WHAT YOU HAVE TO DO
Copy out all lines carrying the word "that".

------------------------------------------------

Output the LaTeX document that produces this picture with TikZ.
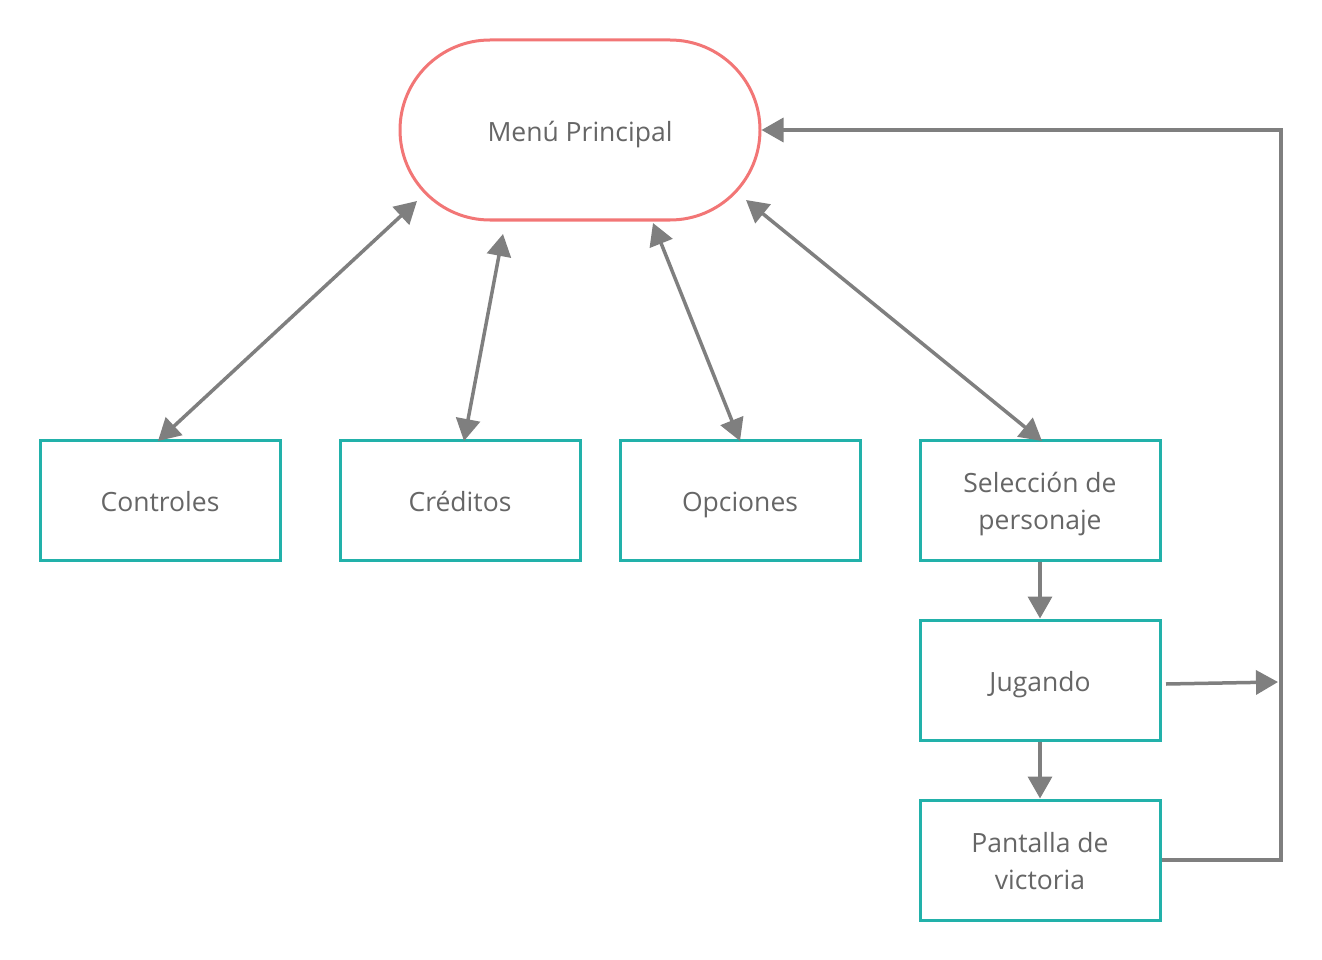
\documentclass[tikz,border=0pt]{standalone}
\usepackage{fontspec}
\setmainfont{Open Sans}
\usetikzlibrary{arrows.meta}
\definecolor{menured}{HTML}{F27676}
\definecolor{boxteal}{HTML}{22B1AA}
\definecolor{linkgray}{HTML}{7F7F7F}
\definecolor{textgray}{HTML}{666666}
% tall first-line strut that sets the text a little lower in its box
\newcommand\tallstrut{\rule{0pt}{34pt}}
\begin{document}
\begin{tikzpicture}[x=1pt,y=-1pt,
  every node/.style={font=\fontsize{26.5}{37}\selectfont, text=textgray, align=center},
  screen/.style={draw=boxteal, line width=3pt, minimum width=240pt, minimum height=120pt, inner sep=0pt, fill=white},
  menu/.style={draw=menured, line width=3pt, rounded corners=90pt, minimum width=360pt, minimum height=180pt, inner sep=0pt, fill=white},
  link/.style={draw=linkgray, line width=3.5pt, -{Triangle[length=22pt,width=24pt]}},
  twoway/.style={link, {Triangle[length=22pt,width=24pt]}-{Triangle[length=22pt,width=24pt]}}]
\useasboundingbox (0,0) rectangle (1322,960);
% main menu and screens
\node[menu] (menu) at (580,130) {\tallstrut\strut Menú Principal};
\node[screen] (ctrl) at (160,500) {\tallstrut\strut Controles};
\node[screen] (cred) at (460,500) {\tallstrut\strut Créditos};
\node[screen] (opts) at (740,500) {\tallstrut\strut Opciones};
\node[screen] (sel) at (1040,500) {\tallstrut Selección de\\personaje\strut};
\node[screen] (play) at (1040,680) {\tallstrut\strut Jugando};
\node[screen] (win) at (1040,860) {\tallstrut Pantalla de\\victoria\strut};
% endpoints of the two-way links around the menu
\coordinate (m1) at (417,201);
\coordinate (m2) at (503,234);
\coordinate (m3) at (653,223);
\coordinate (m4) at (746,200);
\coordinate (c1) at (158,441);
\coordinate (c2) at (464,441);
\coordinate (c3) at (740,441);
\coordinate (c4) at (1042,441);
\coordinate (playout) at (1166,684);
\coordinate (rail) at (1278,682);
\coordinate (corner1) at (1281,860);
\coordinate (corner2) at (1281,130);
\draw[twoway] (c1) -- (m1);
\draw[twoway] (c2) -- (m2);
\draw[twoway] (c3) -- (m3);
\draw[twoway] (c4) -- (m4);
\draw[link] (sel.south) -- (play.north);
\draw[link] (play.south) -- (win.north);
\draw[link] (playout) -- (rail);
\draw[link] (win.east) -- (corner1) -- (corner2) -- (menu.east);
\end{tikzpicture}
\end{document}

------------------------------------------------

OUTPUT BELOW
Output the LaTeX document that produces this picture with TikZ.
% tall first-line strut that sets the text a little lower in its box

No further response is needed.